Players can make somewhere between $45,000 and $100,000 a year based largely on performance, with some benefits, Savin says. Many have side jobs. Some drive for ride-share companies, some coach baseball, one is a financial advisor and Bueno and his wife are in the mortgage and real-estate business.

University of Miami alum Darryll “Tennessee” Roque
University of Miami alum Darryll “Tennessee” Roque is a modern-day player who answered the call from his alma mater for a new shot at being a pro athlete.

The Magic City court is considerably smaller than the traditional fronton; about 60 feet shorter, which makes the needed reaction times faster. Bueno’s father played on the bigger court at Miami Jai Alai, and just thinking of those days makes Chris Bueno nostalgic. “I love watching the big court, man. I just love it,” Bueno says. “To me it has a sentimental value, but playing here also, it’s the same sport with a couple different features. It’s not a completely different game.”

Well, it can seem that way at first.

Tanard Davis—he goes by Jeden in jai alai—played football for the Miami Hurricanes and has a Super Bowl ring from his time as a practice-squad member with the Indianapolis Colts. He was one of the Miami athletes who got an email from his alma mater saying a playing opportunity was available. Problem was, most of those athletes had no idea what a cesta, pelota or fronton even was.

Now, they’re experts. And ambassadors. And the sport’s hope. “We’re doing something that’s never been done in jai alai,” Davis says.

They got there by taking a leap of faith. Darryl Roque—he goes by Tennessee, a nod to his home state—ignored the first call from the Hurricanes for help.
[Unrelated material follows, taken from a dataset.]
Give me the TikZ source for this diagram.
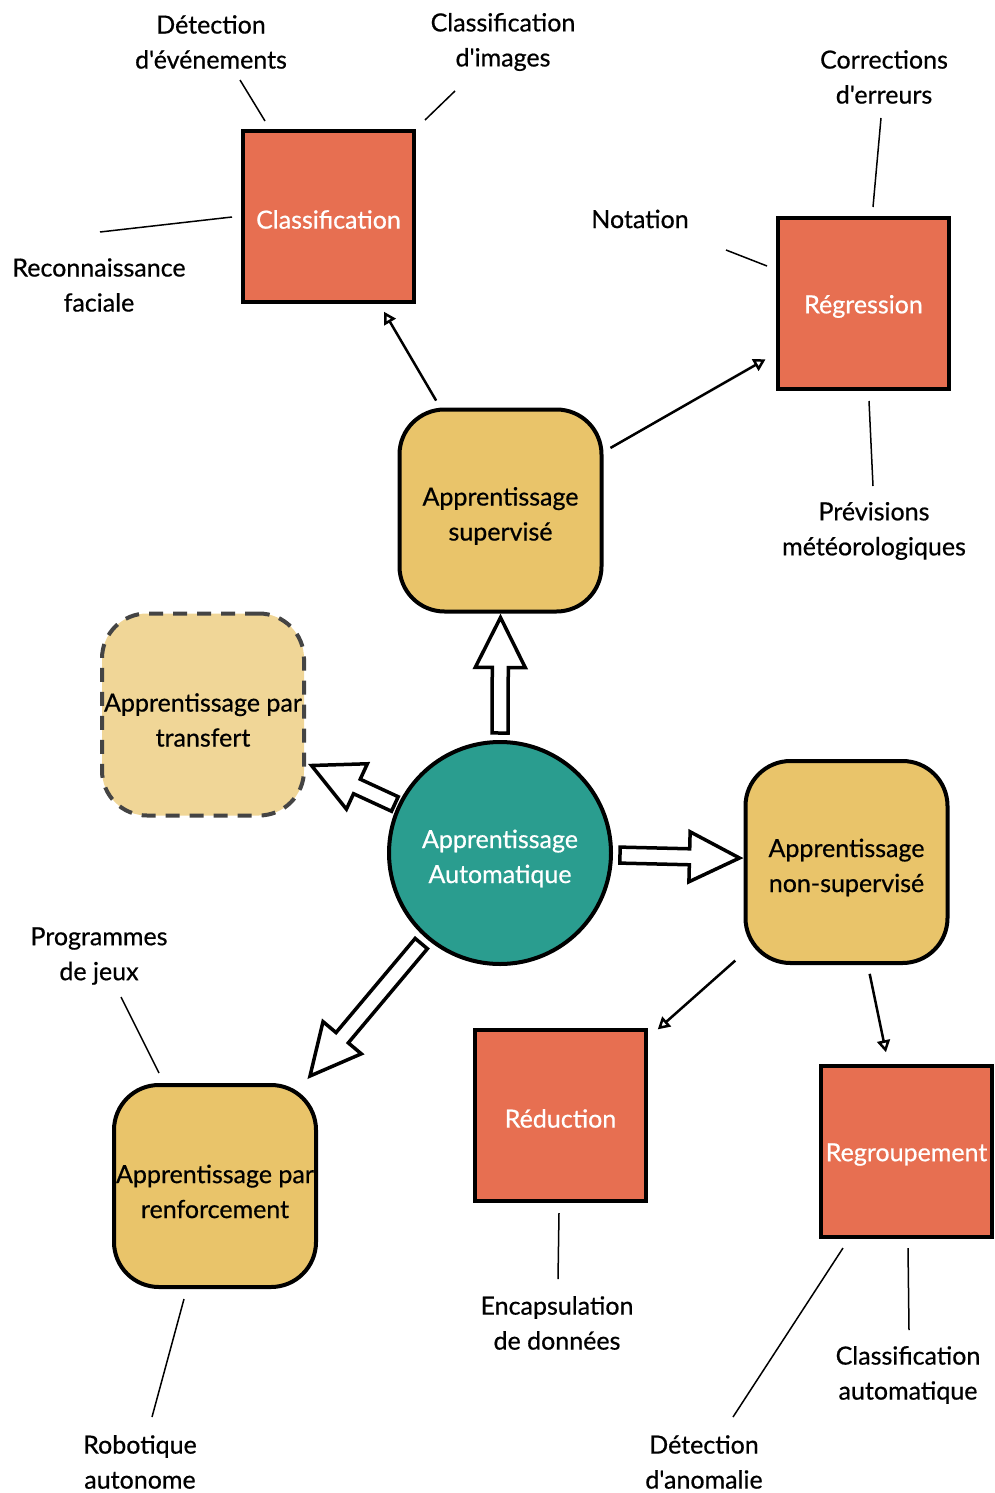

The second one got him thinking that maybe his days of being a pro athlete weren’t over after all.

“I got the email back in 2017,” Roque says. “The first email, I did not respond to because I thought it was something fake. And then I saw a second email and I followed up with it, because I actually paid attention to see who it was from. It was from the alumni department at University of Miami, the athletic department.”

That phone call led to an invitation: Go to the fronton in Dania Beach, Florida, and try out. He was handed a cesta. He had no idea what to do with one. Someone showed him how to tie it onto his wrist, and he stepped onto the court. Roque—who had played baseball in the Montreal Expos and Baltimore Orioles organizations—was a full-time teacher at that point. It didn’t take long before jai alai became the priority.
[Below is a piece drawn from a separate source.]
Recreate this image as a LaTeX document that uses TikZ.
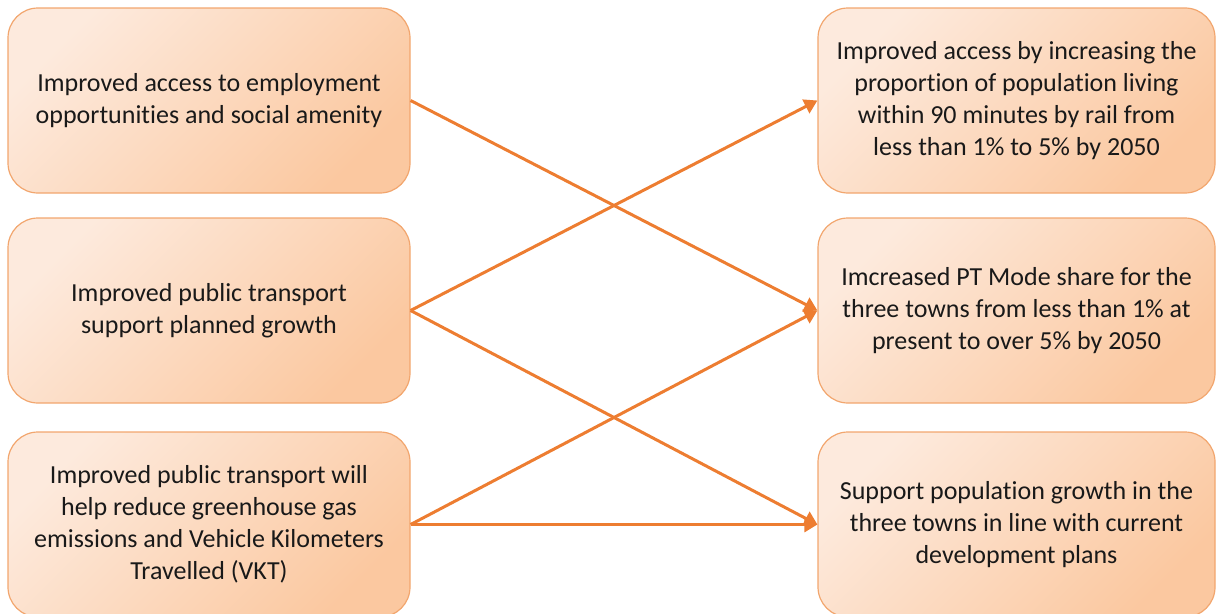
\documentclass[tikz,border=0pt]{standalone}
\usepackage{fontspec}
\setmainfont{Carlito}[Ligatures=NoCommon]
\usetikzlibrary{arrows.meta}
\definecolor{boxlight}{HTML}{FDEADD}
\definecolor{boxdark}{HTML}{FBC8A0}
\definecolor{boxborder}{HTML}{F2A66E}
\definecolor{arrowc}{HTML}{ED7D31}
\tikzset{
  goalbox/.style={draw=boxborder, line width=1.2pt, rounded corners=30pt,
    top color=boxlight, bottom color=boxdark, shading angle=45,
    minimum height=185pt, align=center, text=black!90,
    font=\fontsize{26pt}{32pt}\selectfont, inner sep=0pt},
  leftbox/.style={goalbox, minimum width=402pt},
  rightbox/.style={goalbox, minimum width=397pt},
  link/.style={draw=arrowc, line width=3pt,
    -{Triangle[width=15pt,length=13pt]}}
}
\begin{document}
\begin{tikzpicture}[x=1pt,y=-1pt]
\useasboundingbox (0,0) rectangle (1217,613);
\node[leftbox] (l1) at (209,100.5) {Improved access to employment\\opportunities and social amenity};
\node[leftbox] (l2) at (209,310.5) {Improved public transport\\support planned growth};
\node[leftbox] (l3) at (209,524.5) {Improved public transport will\\help reduce greenhouse gas\\emissions and Vehicle Kilometers\\Travelled (VKT)};
\node[rightbox] (r1) at (1016.5,100.5) {Improved access by increasing the\\proportion of population living\\within 90 minutes by rail from\\less than 1\% to 5\% by 2050};
\node[rightbox] (r2) at (1016.5,310.5) {Imcreased PT Mode share for the\\three towns from less than 1\% at\\present to over 5\% by 2050};
\node[rightbox] (r3) at (1016.5,524.5) {Support population growth in the\\three towns in line with current\\development plans};
\draw[link] (l1.east) -- (r2.west);
\draw[link] (l2.east) -- (r1.west);
\draw[link] (l2.east) -- (r3.west);
\draw[link] (l3.east) -- (r2.west);
\draw[link] (l3.east) -- (r3.west);
\end{tikzpicture}
\end{document}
With speeds of up to 140 mph, keeping your eye on the ball is key.
With speeds of up to 140 mph, keeping your eye on the ball is key.

“It’s my competitive nature. I just always strive to be the best,” says Roque, now 45. “I first got drafted by the White Sox. I said, ‘I want to win a national championship in college.’ My first year at University of Miami, we did not end up winning. My second year, I came back. I didn’t care about getting drafted. I wanted to win a national championship. We ended up winning the national championship my senior year. And then I ended up playing professional baseball. I’m hardheaded. So, if somebody tells me that I cannot do something, all right, you dared me. I’m going to go do it.”

Roque wasn’t just along for the ride. He went 5-1 in that senior season, pitching the Hurricanes past Alabama in the game that clinched a berth in the College World Series title.

Now, six points, not runs, is the target score Roque seeks. First player or first team to six points wins the set at Magic City. The players are going head-to-head on the court, and they know they’re all in it together off the court—some have even introduced the game to elementary-school-aged kids, with smaller cestas and plastic pelotas. Maybe, just maybe, they hope, those kids could be the future of a sport that desperately needs one.

They’re trying. The helmets remain on, the pelotas still fly, and there’s a belief that the game can grow again.

“Everybody’s written the obituaries for jai alai time and time and time again,” Blechman says. “Look, it’s not my initial jai alai. That’s never coming back. This format is more understandable. So, yes, this is not your father’s jai alai, my father’s jai alai. It’s not. This is better.”